Description of the task -
Take the listing and print it in full, exactly as given.

## begin

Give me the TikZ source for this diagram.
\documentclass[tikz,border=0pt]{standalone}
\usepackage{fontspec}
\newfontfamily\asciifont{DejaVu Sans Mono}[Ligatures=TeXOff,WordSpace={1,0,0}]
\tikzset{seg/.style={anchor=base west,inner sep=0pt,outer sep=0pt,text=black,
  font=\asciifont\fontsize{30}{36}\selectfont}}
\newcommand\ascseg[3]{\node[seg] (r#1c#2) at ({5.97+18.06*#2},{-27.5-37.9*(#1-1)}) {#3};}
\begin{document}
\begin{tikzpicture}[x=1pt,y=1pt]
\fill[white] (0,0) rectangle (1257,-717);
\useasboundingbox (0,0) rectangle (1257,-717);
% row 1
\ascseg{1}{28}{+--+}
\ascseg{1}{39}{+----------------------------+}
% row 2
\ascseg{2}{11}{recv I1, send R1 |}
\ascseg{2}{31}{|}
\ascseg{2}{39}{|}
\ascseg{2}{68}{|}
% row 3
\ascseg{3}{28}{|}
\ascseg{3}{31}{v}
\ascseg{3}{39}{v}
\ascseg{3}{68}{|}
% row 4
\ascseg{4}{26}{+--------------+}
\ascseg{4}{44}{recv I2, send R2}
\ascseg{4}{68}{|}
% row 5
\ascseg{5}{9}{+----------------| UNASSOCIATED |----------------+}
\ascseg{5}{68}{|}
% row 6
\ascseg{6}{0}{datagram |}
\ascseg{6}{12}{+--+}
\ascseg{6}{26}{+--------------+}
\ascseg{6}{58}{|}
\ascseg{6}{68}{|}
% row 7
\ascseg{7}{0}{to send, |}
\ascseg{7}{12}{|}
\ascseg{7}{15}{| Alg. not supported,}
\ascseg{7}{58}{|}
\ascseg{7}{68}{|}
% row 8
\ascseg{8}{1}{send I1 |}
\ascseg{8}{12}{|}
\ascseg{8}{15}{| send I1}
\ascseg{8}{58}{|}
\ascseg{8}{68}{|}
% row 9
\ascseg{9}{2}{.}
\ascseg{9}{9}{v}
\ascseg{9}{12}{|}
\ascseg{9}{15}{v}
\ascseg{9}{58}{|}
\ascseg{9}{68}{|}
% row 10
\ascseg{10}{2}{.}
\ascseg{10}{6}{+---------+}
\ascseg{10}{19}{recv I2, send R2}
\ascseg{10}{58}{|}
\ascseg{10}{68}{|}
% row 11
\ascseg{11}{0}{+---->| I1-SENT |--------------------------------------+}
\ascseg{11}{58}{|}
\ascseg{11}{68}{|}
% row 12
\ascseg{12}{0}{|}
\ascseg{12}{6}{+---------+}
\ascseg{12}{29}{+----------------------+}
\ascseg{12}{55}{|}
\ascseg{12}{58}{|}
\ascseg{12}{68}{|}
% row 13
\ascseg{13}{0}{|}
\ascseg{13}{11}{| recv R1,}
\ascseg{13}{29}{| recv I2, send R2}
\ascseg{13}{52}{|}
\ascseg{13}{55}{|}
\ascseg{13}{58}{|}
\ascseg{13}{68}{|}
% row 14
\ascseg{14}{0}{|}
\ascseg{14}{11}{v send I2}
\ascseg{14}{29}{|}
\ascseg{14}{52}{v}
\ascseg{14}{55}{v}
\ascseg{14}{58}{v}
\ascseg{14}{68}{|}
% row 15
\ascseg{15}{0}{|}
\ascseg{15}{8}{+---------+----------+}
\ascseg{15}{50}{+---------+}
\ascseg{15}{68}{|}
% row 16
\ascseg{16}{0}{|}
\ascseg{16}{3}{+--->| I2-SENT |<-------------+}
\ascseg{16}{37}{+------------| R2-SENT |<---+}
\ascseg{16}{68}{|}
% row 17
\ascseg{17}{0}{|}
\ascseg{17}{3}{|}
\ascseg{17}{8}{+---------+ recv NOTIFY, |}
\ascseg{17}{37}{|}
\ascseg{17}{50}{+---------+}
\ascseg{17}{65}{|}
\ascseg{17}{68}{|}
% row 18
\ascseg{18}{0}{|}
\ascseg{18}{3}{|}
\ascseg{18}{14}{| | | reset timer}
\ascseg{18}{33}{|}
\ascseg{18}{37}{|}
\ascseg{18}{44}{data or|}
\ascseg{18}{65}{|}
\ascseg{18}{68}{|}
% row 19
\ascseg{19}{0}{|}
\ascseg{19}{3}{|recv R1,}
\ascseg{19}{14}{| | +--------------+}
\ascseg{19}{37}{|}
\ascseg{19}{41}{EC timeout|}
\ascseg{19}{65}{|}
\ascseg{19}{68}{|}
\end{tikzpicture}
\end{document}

## end

Written answer -
Give me the TikZ source for this diagram.
\documentclass[tikz,border=0pt]{standalone}
\usepackage{fontspec}
\newfontfamily\asciifont{DejaVu Sans Mono}[Ligatures=TeXOff,WordSpace={1,0,0}]
\tikzset{seg/.style={anchor=base west,inner sep=0pt,outer sep=0pt,text=black,
  font=\asciifont\fontsize{30}{36}\selectfont}}
\newcommand\ascseg[3]{\node[seg] (r#1c#2) at ({5.97+18.06*#2},{-27.5-37.9*(#1-1)}) {#3};}
\begin{document}
\begin{tikzpicture}[x=1pt,y=1pt]
\fill[white] (0,0) rectangle (1257,-717);
\useasboundingbox (0,0) rectangle (1257,-717);
% row 1
\ascseg{1}{28}{+--+}
\ascseg{1}{39}{+----------------------------+}
% row 2
\ascseg{2}{11}{recv I1, send R1 |}
\ascseg{2}{31}{|}
\ascseg{2}{39}{|}
\ascseg{2}{68}{|}
% row 3
\ascseg{3}{28}{|}
\ascseg{3}{31}{v}
\ascseg{3}{39}{v}
\ascseg{3}{68}{|}
% row 4
\ascseg{4}{26}{+--------------+}
\ascseg{4}{44}{recv I2, send R2}
\ascseg{4}{68}{|}
% row 5
\ascseg{5}{9}{+----------------| UNASSOCIATED |----------------+}
\ascseg{5}{68}{|}
% row 6
\ascseg{6}{0}{datagram |}
\ascseg{6}{12}{+--+}
\ascseg{6}{26}{+--------------+}
\ascseg{6}{58}{|}
\ascseg{6}{68}{|}
% row 7
\ascseg{7}{0}{to send, |}
\ascseg{7}{12}{|}
\ascseg{7}{15}{| Alg. not supported,}
\ascseg{7}{58}{|}
\ascseg{7}{68}{|}
% row 8
\ascseg{8}{1}{send I1 |}
\ascseg{8}{12}{|}
\ascseg{8}{15}{| send I1}
\ascseg{8}{58}{|}
\ascseg{8}{68}{|}
% row 9
\ascseg{9}{2}{.}
\ascseg{9}{9}{v}
\ascseg{9}{12}{|}
\ascseg{9}{15}{v}
\ascseg{9}{58}{|}
\ascseg{9}{68}{|}
% row 10
\ascseg{10}{2}{.}
\ascseg{10}{6}{+---------+}
\ascseg{10}{19}{recv I2, send R2}
\ascseg{10}{58}{|}
\ascseg{10}{68}{|}
% row 11
\ascseg{11}{0}{+---->| I1-SENT |--------------------------------------+}
\ascseg{11}{58}{|}
\ascseg{11}{68}{|}
% row 12
\ascseg{12}{0}{|}
\ascseg{12}{6}{+---------+}
\ascseg{12}{29}{+----------------------+}
\ascseg{12}{55}{|}
\ascseg{12}{58}{|}
\ascseg{12}{68}{|}
% row 13
\ascseg{13}{0}{|}
\ascseg{13}{11}{| recv R1,}
\ascseg{13}{29}{| recv I2, send R2}
\ascseg{13}{52}{|}
\ascseg{13}{55}{|}
\ascseg{13}{58}{|}
\ascseg{13}{68}{|}
% row 14
\ascseg{14}{0}{|}
\ascseg{14}{11}{v send I2}
\ascseg{14}{29}{|}
\ascseg{14}{52}{v}
\ascseg{14}{55}{v}
\ascseg{14}{58}{v}
\ascseg{14}{68}{|}
% row 15
\ascseg{15}{0}{|}
\ascseg{15}{8}{+---------+----------+}
\ascseg{15}{50}{+---------+}
\ascseg{15}{68}{|}
% row 16
\ascseg{16}{0}{|}
\ascseg{16}{3}{+--->| I2-SENT |<-------------+}
\ascseg{16}{37}{+------------| R2-SENT |<---+}
\ascseg{16}{68}{|}
% row 17
\ascseg{17}{0}{|}
\ascseg{17}{3}{|}
\ascseg{17}{8}{+---------+ recv NOTIFY, |}
\ascseg{17}{37}{|}
\ascseg{17}{50}{+---------+}
\ascseg{17}{65}{|}
\ascseg{17}{68}{|}
% row 18
\ascseg{18}{0}{|}
\ascseg{18}{3}{|}
\ascseg{18}{14}{| | | reset timer}
\ascseg{18}{33}{|}
\ascseg{18}{37}{|}
\ascseg{18}{44}{data or|}
\ascseg{18}{65}{|}
\ascseg{18}{68}{|}
% row 19
\ascseg{19}{0}{|}
\ascseg{19}{3}{|recv R1,}
\ascseg{19}{14}{| | +--------------+}
\ascseg{19}{37}{|}
\ascseg{19}{41}{EC timeout|}
\ascseg{19}{65}{|}
\ascseg{19}{68}{|}
\end{tikzpicture}
\end{document}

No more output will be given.